El Debate acaba de ofrecer una esclarecedora entrevista de Rodrigo Díez con los autores del libro Cambios climáticos, tres geólogos que están hasta la zanfoña del «catastrofismo» con el asunto. Estos científicos sostienen que «el clima está cambiando continuamente» y que «estamos inmersos en el tramo final de un calentamiento que comenzó hace 20.000 años». Explican que la mutación del clima «no es una anomalía», pues siempre ha ocurrido. Concluyen que «el hombre no puede ser responsable de esas oscilaciones» y recuerdan que el factor que más afecta «son las fluctuaciones energéticas del sol».
Los geólogos aportaban algún dato que le provocaría un síncope a Greta Thunberg, o a Teresa Ribera, como que «ahora estamos atravesando un periodo frío, con hielo en los dos polos, algo que solo ha ocurrido en periodos minoritarios». O el hecho de que hace solo 7.000 años se podía ir caminando por tierra firme desde Francia a Inglaterra.
Hay más datos que se escamotean. Como el hecho de que solo existen registros estadísticos fiables sobre el clima desde hace 144 años, cuando la Tierra tiene 4.500 millones de años. O que una de las causas de la caída de Roma fue un fenómeno de calentamiento en el siglo III, que trajo una devastadora sequía. O que en los siglos VI y VII se registró la que hoy se conoce como la Pequeña Edad de Hielo de la Antigüedad Tardía, enfriamiento provocado por tres grandes explosiones volcánicas. O que entre 1550 y 1850 se registra en el hemisferio norte la llamada Pequeña Glaciación, por una disminución de la actividad solar y un aumento de la volcánica.

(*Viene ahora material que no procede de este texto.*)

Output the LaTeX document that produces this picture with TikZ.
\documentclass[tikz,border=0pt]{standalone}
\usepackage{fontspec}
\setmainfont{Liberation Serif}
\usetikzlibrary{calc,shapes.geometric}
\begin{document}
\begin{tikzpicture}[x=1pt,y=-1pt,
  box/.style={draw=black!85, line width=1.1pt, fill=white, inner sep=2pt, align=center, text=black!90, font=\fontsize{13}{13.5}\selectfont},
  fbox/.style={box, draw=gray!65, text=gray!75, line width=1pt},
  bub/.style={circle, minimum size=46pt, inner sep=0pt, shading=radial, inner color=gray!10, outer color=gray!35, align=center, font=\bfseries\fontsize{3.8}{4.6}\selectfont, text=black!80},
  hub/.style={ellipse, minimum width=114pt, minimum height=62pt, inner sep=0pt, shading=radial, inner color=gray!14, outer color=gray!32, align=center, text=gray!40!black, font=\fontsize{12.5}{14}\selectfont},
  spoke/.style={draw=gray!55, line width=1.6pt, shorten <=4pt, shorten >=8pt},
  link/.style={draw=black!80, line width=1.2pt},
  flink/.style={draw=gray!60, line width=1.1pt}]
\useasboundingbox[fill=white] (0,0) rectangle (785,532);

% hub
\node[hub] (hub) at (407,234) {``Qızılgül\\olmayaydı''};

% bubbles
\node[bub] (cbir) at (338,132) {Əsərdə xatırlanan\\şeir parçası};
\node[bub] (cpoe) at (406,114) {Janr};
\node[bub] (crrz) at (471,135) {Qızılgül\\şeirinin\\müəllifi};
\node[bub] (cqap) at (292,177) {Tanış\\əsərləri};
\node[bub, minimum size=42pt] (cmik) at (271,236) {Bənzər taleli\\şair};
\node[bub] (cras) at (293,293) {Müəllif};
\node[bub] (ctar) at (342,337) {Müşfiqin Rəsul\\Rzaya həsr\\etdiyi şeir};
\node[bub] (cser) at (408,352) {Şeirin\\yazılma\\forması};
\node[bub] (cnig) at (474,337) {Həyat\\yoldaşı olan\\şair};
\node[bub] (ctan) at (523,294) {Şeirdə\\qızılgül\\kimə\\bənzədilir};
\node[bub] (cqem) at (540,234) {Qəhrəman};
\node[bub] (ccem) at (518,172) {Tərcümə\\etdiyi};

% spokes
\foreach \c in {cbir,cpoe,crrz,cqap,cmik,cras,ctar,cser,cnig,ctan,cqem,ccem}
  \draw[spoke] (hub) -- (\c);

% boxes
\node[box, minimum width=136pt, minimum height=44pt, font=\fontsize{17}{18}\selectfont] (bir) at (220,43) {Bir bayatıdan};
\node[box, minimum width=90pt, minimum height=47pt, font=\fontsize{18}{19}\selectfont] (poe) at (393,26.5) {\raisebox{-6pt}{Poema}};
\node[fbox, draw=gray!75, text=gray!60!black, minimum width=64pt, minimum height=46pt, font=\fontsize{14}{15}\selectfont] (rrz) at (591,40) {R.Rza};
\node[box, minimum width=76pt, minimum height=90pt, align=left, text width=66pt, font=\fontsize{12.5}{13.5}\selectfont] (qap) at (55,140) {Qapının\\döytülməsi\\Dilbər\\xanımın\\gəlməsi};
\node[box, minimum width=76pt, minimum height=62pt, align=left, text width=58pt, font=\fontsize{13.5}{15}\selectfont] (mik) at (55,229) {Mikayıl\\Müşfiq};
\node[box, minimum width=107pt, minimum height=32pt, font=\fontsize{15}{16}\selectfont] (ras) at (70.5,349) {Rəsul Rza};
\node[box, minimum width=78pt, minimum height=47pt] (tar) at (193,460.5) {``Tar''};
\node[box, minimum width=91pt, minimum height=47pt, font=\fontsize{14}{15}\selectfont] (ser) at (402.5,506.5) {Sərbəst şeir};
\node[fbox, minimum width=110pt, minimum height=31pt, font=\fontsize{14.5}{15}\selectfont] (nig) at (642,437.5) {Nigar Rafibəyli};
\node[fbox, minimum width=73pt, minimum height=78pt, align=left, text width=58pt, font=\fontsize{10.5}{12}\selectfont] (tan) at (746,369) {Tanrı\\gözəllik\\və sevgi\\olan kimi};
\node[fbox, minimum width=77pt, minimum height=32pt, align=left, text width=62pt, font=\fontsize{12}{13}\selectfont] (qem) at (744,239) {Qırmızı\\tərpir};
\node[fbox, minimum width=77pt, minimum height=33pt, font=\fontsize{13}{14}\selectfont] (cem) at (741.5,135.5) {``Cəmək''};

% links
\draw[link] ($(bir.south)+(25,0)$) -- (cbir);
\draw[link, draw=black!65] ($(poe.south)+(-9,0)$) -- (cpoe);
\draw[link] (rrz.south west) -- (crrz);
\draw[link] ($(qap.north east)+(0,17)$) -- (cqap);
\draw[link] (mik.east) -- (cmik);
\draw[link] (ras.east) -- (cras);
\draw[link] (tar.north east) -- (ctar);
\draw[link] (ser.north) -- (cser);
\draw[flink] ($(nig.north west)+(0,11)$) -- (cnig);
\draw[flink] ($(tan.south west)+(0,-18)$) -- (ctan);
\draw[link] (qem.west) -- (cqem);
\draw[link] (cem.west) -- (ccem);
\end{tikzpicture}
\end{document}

Conservador viene de conservar. Por eso defendemos la preservación de la naturaleza. Todos queremos menos plástico, basuras controladas, mares y ríos limpios, reducir los malos humos. Personalmente, procedo de uno de los pocos rincones de Europa que todavía cuentan con ríos limpios (por lo que no entiendo la pasión de la Xunta de Rueda por machacar ese tesoro con una absurda celulosa en el corazón de Galicia). Muchos sentimos incluso que no hay nada que evoque más la mano divina que la naturaleza en estado puro y la música excelsa (Bach, Victoria, Mozart).

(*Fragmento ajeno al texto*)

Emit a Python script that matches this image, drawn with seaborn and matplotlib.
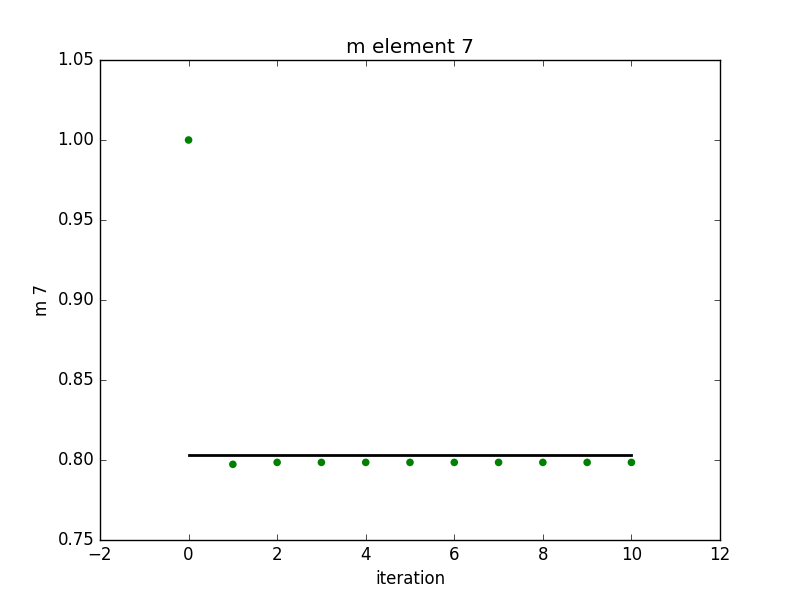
import matplotlib
matplotlib.use("Agg")
import matplotlib.pyplot as plt
import seaborn as sns
import numpy as np

# values
iterations = [0, 1, 2, 3, 4, 5, 6, 7, 8, 9, 10]
m7_values = [1.0, 0.7973, 0.7985, 0.7985, 0.7985, 0.7985, 0.7985, 0.7985, 0.7985, 0.7985, 0.7985]
true_x = [0, 10]
true_value = [0.8031, 0.8031]

plt.style.use("classic")
fig = plt.figure(figsize=(8, 6), dpi=100, facecolor="white")
ax = fig.add_axes([0.125, 0.1, 0.775, 0.8])

sns.lineplot(x=true_x, y=true_value, color="black", linewidth=2, ax=ax)
sns.scatterplot(x=iterations, y=m7_values, color="green", s=30, edgecolor="none", ax=ax, zorder=3)

ax.set_xlim(-2, 12)
ax.set_ylim(0.75, 1.05)
ax.set_xticks(np.arange(-2, 13, 2))
ax.set_yticks(np.arange(0.75, 1.051, 0.05))
ax.set_yticklabels([f"{v:.2f}" for v in np.arange(0.75, 1.051, 0.05)])
ax.set_xlabel("iteration")
ax.set_ylabel("m 7")
ax.set_title("m element 7")

fig.savefig("out.png", dpi=100, facecolor="white")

Pero lo que está pasando en Europa no va realmente de proteger la naturaleza. Va de inventar un dogma que llene el vacío programático de la izquierda, que necesitaba nuevos argumentos tras mostrarse ineficaz con la economía. Al fracasar en lo que atañe a mejorar los ingresos de las personas, el socialismo se rebautizó como «progresismo» y se presentó bajo nuevas banderas: el feminismo y el homosexualismo en clave victimista, el rencor social traducido en fiscalidad confiscatoria, la condena del esfuerzo como retrógrado… Y una seudo religión climática, que está machacando ya a los chicos, porque la propaganda proyectada desde el poder es una máquina de ingeniería social poderosísima.
Las consecuencias prácticas ya están aquí. Europa se ha pegado un tiro en el pie en lo que hace a la economía con sus hiperventiladas restricciones y trabas en nombre del clima. Le hemos hecho el caldo gordo a China, que primero se apropió de nuestros secretos industriales y ahora nos dobla la mano vendiendo a precio de ganga lo que nosotros inventamos, gracias al dumping que suponen las ayudas de su Gobierno y sus ínfimas condiciones laborales.

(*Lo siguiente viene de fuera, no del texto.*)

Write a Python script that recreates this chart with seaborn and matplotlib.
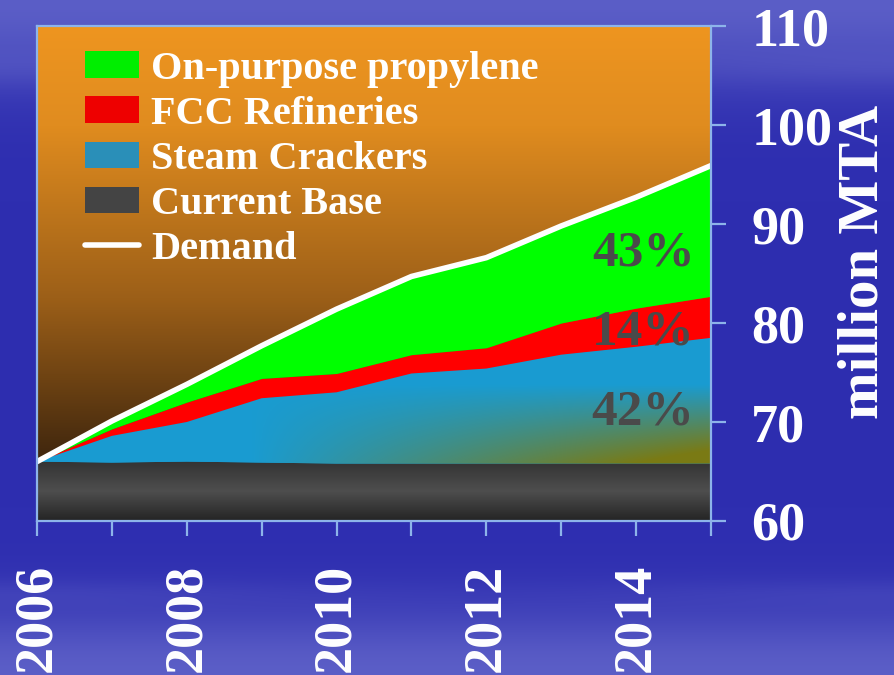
import numpy as np
import matplotlib
matplotlib.use("Agg")
import matplotlib.pyplot as plt
import seaborn as sns
from matplotlib.colors import LinearSegmentedColormap
from matplotlib.patches import Patch
from matplotlib.lines import Line2D

# ---- data ----
years = [2006, 2007, 2008, 2009, 2010, 2011, 2012, 2013, 2014, 2015]
current_base = [66.0, 65.9, 66.0, 65.9, 65.8, 65.8, 65.8, 65.8, 65.8, 65.8]
steam_top = [66.0, 68.6, 70.0, 72.4, 73.0, 74.9, 75.4, 76.8, 77.6, 78.5]
fcc_top = [66.0, 69.3, 72.0, 74.4, 74.9, 76.8, 77.5, 80.0, 81.5, 82.7]
demand = [66.0, 70.1, 73.8, 77.7, 81.4, 84.7, 86.6, 89.8, 92.7, 95.9]
tick_labels = ["2006", "", "2008", "", "2010", "", "2012", "", "2014", ""]
y_ticks = [60, 70, 80, 90, 100, 110]
series_names = ["On-purpose propylene", "FCC Refineries", "Steam Crackers", "Current Base", "Demand"]
pct_labels = ["43%", "14%", "42%"]
pct_y = [87.0, 79.0, 71.0]

Y0 = 60
# derived layer thicknesses
base_layer = np.array(current_base) - Y0
steam_layer = np.array(steam_top) - np.array(current_base)
fcc_layer = np.array(fcc_top) - np.array(steam_top)
green_layer = np.array(demand) - np.array(fcc_top)

sns.set_theme(style="white")
plt.rcParams['font.family'] = ['Liberation Serif', 'DejaVu Serif']
plt.rcParams['font.weight'] = 'bold'

W, H = 895, 675
fig = plt.figure(figsize=(W / 100, H / 100), dpi=100)

# figure background (blue sky gradient)
bg = fig.add_axes([0, 0, 1, 1], zorder=-10)
bg.set_axis_off()
yy = np.linspace(0, 1, 300)[:, None]
xx = np.linspace(0, 1, 200)[None, :]
top_light = np.exp(-(yy / 0.12) ** 2)
bot_light = np.exp(-((1 - yy) / 0.10) ** 2)
streak = 0.12 * np.exp(-((yy - 0.10) / 0.03) ** 2) + 0.10 * np.exp(-((yy - 0.88) / 0.02) ** 2)
mix = np.clip(0.55 * top_light + 0.55 * bot_light + streak * (0.6 + 0.4 * np.cos(xx * 6)), 0, 1)
dark = np.array([0.18, 0.18, 0.69])
light = np.array([0.50, 0.52, 0.85])
img = dark[None, None, :] * (1 - mix[..., None]) + light[None, None, :] * mix[..., None]
bg.imshow(img, extent=[0, 1, 0, 1], aspect='auto', origin='upper')
bg.set_xlim(0, 1); bg.set_ylim(0, 1)

ax = fig.add_axes([37 / W, 1 - 521 / H, (711 - 37) / W, (521 - 26) / H])
ax.patch.set_alpha(0)

# plot background gradient (orange -> dark brown)
bg_cmap = LinearSegmentedColormap.from_list("bgc", [(0, "#2e1c0c"), (0.14, "#44290e"),
                                                    (0.45, "#9c5f18"), (0.8, "#e08c1f"), (1, "#ee9520")])
grad = np.linspace(0, 1, 256)[:, None]
ax.imshow(grad, extent=[2006, 2015, 0, 50], aspect='auto', origin='lower', cmap=bg_cmap, zorder=0)

colors = ["#444444", "#1a9bd0", "#ff0000", "#00ff00"]
polys = ax.stackplot(years, base_layer, steam_layer, fcc_layer, green_layer,
                     baseline='zero', colors=colors, linewidth=0, zorder=1)

# gradient fills for base and steam
gray_cmap = LinearSegmentedColormap.from_list("g", [(0, "#242424"), (0.5, "#4e4e4e"), (1, "#333333")])
im1 = ax.imshow(grad, extent=[2006, 2015, 0, 6], aspect='auto', origin='lower', cmap=gray_cmap, zorder=2)
im1.set_clip_path(polys[0].get_paths()[0], transform=ax.transData)

gx = np.linspace(0, 1, 200)[None, :]
gy = np.linspace(0, 1, 200)[:, None]
olive_w = np.clip((gx * 1.1 - 0.35) * (1 - gy * 1.6) * 1.6, 0, 1)
blue = np.array([0.10, 0.61, 0.82])
olive = np.array([0.48, 0.48, 0.08])
simg = blue[None, None, :] * (1 - olive_w[..., None]) + olive[None, None, :] * olive_w[..., None]
im2 = ax.imshow(simg, extent=[2006, 2015, 5.8, 18.6], aspect='auto', origin='lower', zorder=2)
im2.set_clip_path(polys[1].get_paths()[0], transform=ax.transData)

dem = np.array(demand) - Y0
sns.lineplot(x=years, y=dem, ax=ax, color="white", linewidth=4.0, zorder=5,
             solid_capstyle='round')

ax.set_xlim(2006, 2015)
ax.set_ylim(0, 50)

for txt, yv in zip(pct_labels, pct_y):
    ax.text(2014.78, yv - Y0, txt, ha='right', va='center', fontsize=37,
            fontweight='bold', color="#4a4a4a", zorder=6)

# axes styling
spine_c = "#8db4ea"
for s in ax.spines.values():
    s.set_visible(True)
    s.set_color(spine_c)
    s.set_linewidth(1.6)
    s.set_zorder(7)

ax.set_xticks(years)
ax.set_xticklabels(tick_labels, rotation=90, fontsize=39, fontweight='bold', color='white')
ax.set_yticks([v - Y0 for v in y_ticks])
ax.set_yticklabels([str(v) for v in y_ticks], fontsize=39, fontweight='bold', color='white')
ax.yaxis.tick_right()
ax.yaxis.set_label_position('right')
ax.tick_params(axis='x', direction='out', length=11, width=1.6, color=spine_c, pad=20, bottom=True)
ax.tick_params(axis='y', direction='out', length=11, width=1.6, color=spine_c, pad=18,
               right=True, left=False)
ax.set_xlabel("")
ax.set_ylabel("million MTA", fontsize=41, fontweight='bold', color='white')
ax.yaxis.label.set_verticalalignment('center')
ax.yaxis.label.set_horizontalalignment('center')
ax.yaxis.set_label_coords((864 - 37) / 674, (521 - 262) / 495)

handles = [Patch(facecolor="#00ee00", edgecolor='none'),
           Patch(facecolor="#ee0000", edgecolor='none'),
           Patch(facecolor="#2a8fb8", edgecolor='none'),
           Patch(facecolor="#444444", edgecolor='none'),
           Line2D([0], [0], color='white', linewidth=4, solid_capstyle='round')]
leg = ax.legend(handles, series_names, loc='upper left', bbox_to_anchor=(0.047, 0.982),
                frameon=False, fontsize=29, handlelength=1.35, handleheight=0.65,
                handletextpad=0.3, labelspacing=0.2, borderaxespad=0)
for t in leg.get_texts():
    t.set_color('white')
    t.set_fontweight('bold')
leg.set_zorder(8)

fig.savefig("out.png", dpi=100)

Hemos hecho el pánfilo con la obsesión climática. Aunque parece que algunos empiezan a apearse de la burra (como Draghi con su informe de esta semana). Europa quiere vivir bien con una demografía de pánico (países de viejos), una productividad flojísima (queremos currar menos y cobrar lo mismo) y el manantial de la innovación casi seco. La perfecta carretera a la ruina.
Pero que nadie se preocupe. Seremos los más verdes de los verdes y los asiáticos vendrán a pasear, hacerse selfis y trasegar buen vino por nuestro crepuscular parque temático de la inventiva cero y la desesperanza maltusiana.